Vibe & first impressions
Florence feels grounded and human-scaled: warm stone facades, the terracotta dome of the Duomo dominating every skyline view, and a confident, lived-in energy. You can walk the historic center end to end in 25 minutes, and it functions as a real working city with students, artisans, and aperitivo culture.
Venice is pure theater. Stepping out near the Grand Canal or into Piazza San Marco for the first time is genuinely startling, a city with no cars, only water, footbridges, and echoing alleys. It can feel like a film set, magical at sunrise and after dark, more crowded and disorienting in the midday rush.
Things to do & art
Florence is the heavyweight champion of Renaissance art. The Uffizi (Botticelli's Birth of Venus, Leonardo, Caravaggio), the Accademia's original David, the Bargello sculpture collection, and Brunelleschi's climbable dome are world-class. Add the Pitti Palace, Boboli Gardens, and the Oltrarno's artisan workshops and you have days of substance.
Venice's masterpiece is the city itself, best 'seen' by wandering and getting lost. Highlights include the Basilica di San Marco with its gold mosaics, the Doge's Palace, the Gallerie dell'Accademia, the Peggy Guggenheim Collection, and island trips to glassblowing Murano and colorful Burano. It rewards atmosphere over checklist sightseeing.
Food & dining
Florence is hearty Tuscan country cooking: bistecca alla fiorentina, ribollita, pappa al pomodoro, lampredotto sandwiches from street stalls, and excellent Chianti within easy reach. The Mercato Centrale and Sant'Ambrogio market are superb, and value is genuinely good if you avoid the Duomo tourist traps.
Venice is all about the sea: cicchetti (Venetian tapas) eaten standing at a bacaro with an ombra of wine, sarde in saor, risotto al nero di seppia, and fresh fish from the Rialto market. Quality varies wildly and prices skew high, so seek out backstreet bacari away from San Marco for the real thing.
Getting there & around
Florence has its own airport plus easy fast-train links (Santa Maria Novella station is central). Once there, it is overwhelmingly a walking city with mostly flat, compact streets; you rarely need transport at all.
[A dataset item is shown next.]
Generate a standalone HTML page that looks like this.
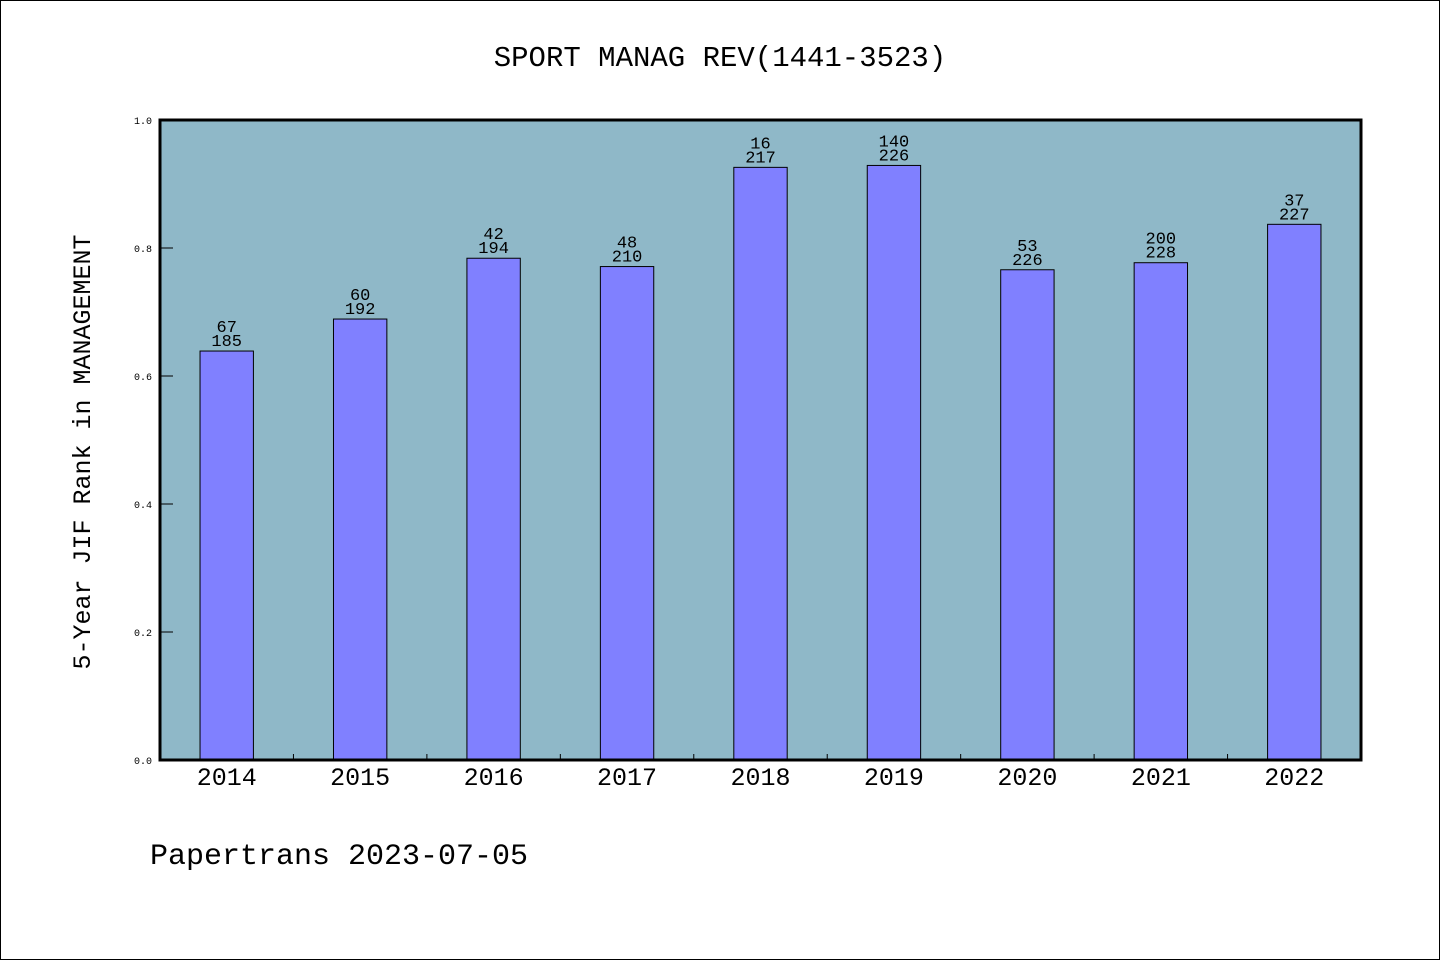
<!DOCTYPE html>
<html><head><meta charset="utf-8"><style>
html,body{margin:0;padding:0;background:#fff}
svg{display:block}
text{font-family:"WenQuanYi Zen Hei Mono","WenQuanYi Zen Hei","Liberation Mono",monospace;fill:#000}
</style></head><body>
<svg id="chart" width="1440" height="960">
<rect x="0.5" y="0.5" width="1439" height="959" fill="#fff" stroke="#000"/>
<text x="720" y="66" font-size="29" text-anchor="middle">SPORT MANAG REV(1441-3523)</text>
<rect x="160" y="120" width="1201" height="640" fill="#8fb8c8"/>
<g id="bars"></g>
<g id="yticks"></g>
<g id="xticks"></g>
<rect x="160" y="120" width="1201" height="640" fill="none" stroke="#000" stroke-width="3"/>
<text transform="translate(90,452) rotate(-90)" font-size="25" text-anchor="middle">5-Year JIF Rank in MANAGEMENT</text>
<text x="150" y="864" font-size="30">Papertrans 2023-07-05</text>
</svg>
<script>
const years=["2014","2015","2016","2017","2018","2019","2020","2021","2022"];
const values=[0.639,0.689,0.784,0.771,0.926,0.929,0.766,0.777,0.837];
const ranks=["67","60","42","48","16","140","53","200","37"];
const totals=["185","192","194","210","217","226","226","228","227"];
const yTickLabels=["0.0","0.2","0.4","0.6","0.8","1.0"];
const yTickValues=[0,0.2,0.4,0.6,0.8,1.0];
const NS="http://www.w3.org/2000/svg";
const L=160,R=1361,T=120,B=760;
const slot=(R-L)/years.length;
const xc=i=>L+slot*(i+0.5);
const y=v=>B-(B-T)*v;
function mk(tag,attrs,parent,txt){const e=document.createElementNS(NS,tag);for(const k in attrs)e.setAttribute(k,attrs[k]);if(txt!==undefined)e.textContent=txt;parent.appendChild(e);return e;}
const gb=document.getElementById('bars'),gy=document.getElementById('yticks'),gx=document.getElementById('xticks');
const bw=slot*0.4;
years.forEach((yr,i)=>{
  const r=mk('rect',{x:xc(i)-bw/2,y:y(values[i]),width:bw,height:B-y(values[i]),fill:'#8080ff',stroke:'#000','stroke-width':1},gb);
  
  
  const t1=mk('text',{x:xc(i),y:y(values[i])-19,'font-size':17,'text-anchor':'middle'},gb,ranks[i]);
  
  
  const t2=mk('text',{x:xc(i),y:y(values[i])-5,'font-size':17,'text-anchor':'middle'},gb,totals[i]);
  
  
  const xl=mk('text',{x:xc(i),y:785,'font-size':25,'text-anchor':'middle'},gx,yr);
  
  
  if(i>0){const tk=mk('line',{x1:L+slot*i,x2:L+slot*i,y1:B,y2:B-6,stroke:'#000'},gx);
  
  }
});
yTickValues.forEach((v,i)=>{
  const tk=mk('line',{x1:L,x2:L+13,y1:y(v),y2:y(v),stroke:'#000'},gy);
  
  
  const t=mk('text',{x:152,y:y(v)+4,'font-size':10,'text-anchor':'end'},gy,yTickLabels[i]);
  
  
});
</script>
</body></html>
Venice is reached via Marco Polo airport or the Santa Lucia train station right on the Grand Canal. Inside, you walk and ride vaporetto water buses (a single ticket is pricey, so consider a day pass); there are countless bridges with steps, which makes luggage and accessibility a real consideration.
Cost
Florence is the better value of the two. Hotels, sit-down meals, and casual eats are more reasonable, and a lot of the pleasure (walking, piazzas, churches) is cheap or free. Major museums like the Uffizi and Accademia warrant advance timed tickets.
Venice is expensive and knows it. Accommodation commands a premium, restaurants near San Marco can be eye-watering, and vaporetto fares add up. Note the daytripper access fee that applies on many peak days in 2026, so check current rules if you are not staying overnight.
Crowds & when to go
Florence's crowds cluster tightly around the Duomo, Uffizi, and Ponte Vecchio, but you can escape them fast by crossing into the Oltrarno or climbing to Piazzale Michelangelo. Shoulder seasons (April-May, late September-October) are ideal; summer is hot and busy.
Venice can feel overwhelmed at midday when cruise and day crowds peak around San Marco and Rialto, yet it empties beautifully at dawn and at night, and in the quieter sestieri like Cannaregio or Castello. Aim for spring or autumn; winter brings atmospheric fog and Carnival, while summer is hot, humid, and packed.
Day trips
Florence is a brilliant base for Tuscany: Siena, San Gimignano, Pisa, Lucca, and Chianti wine country are all easy by train or tour. This makes it ideal for travelers who want to pair the city with rolling countryside.
Venice's day trips lean watery and varied: the lagoon islands of Murano, Burano, and Torcello, plus Verona and Padua a short train ride away. The lagoon excursions are a genuine highlight rather than filler.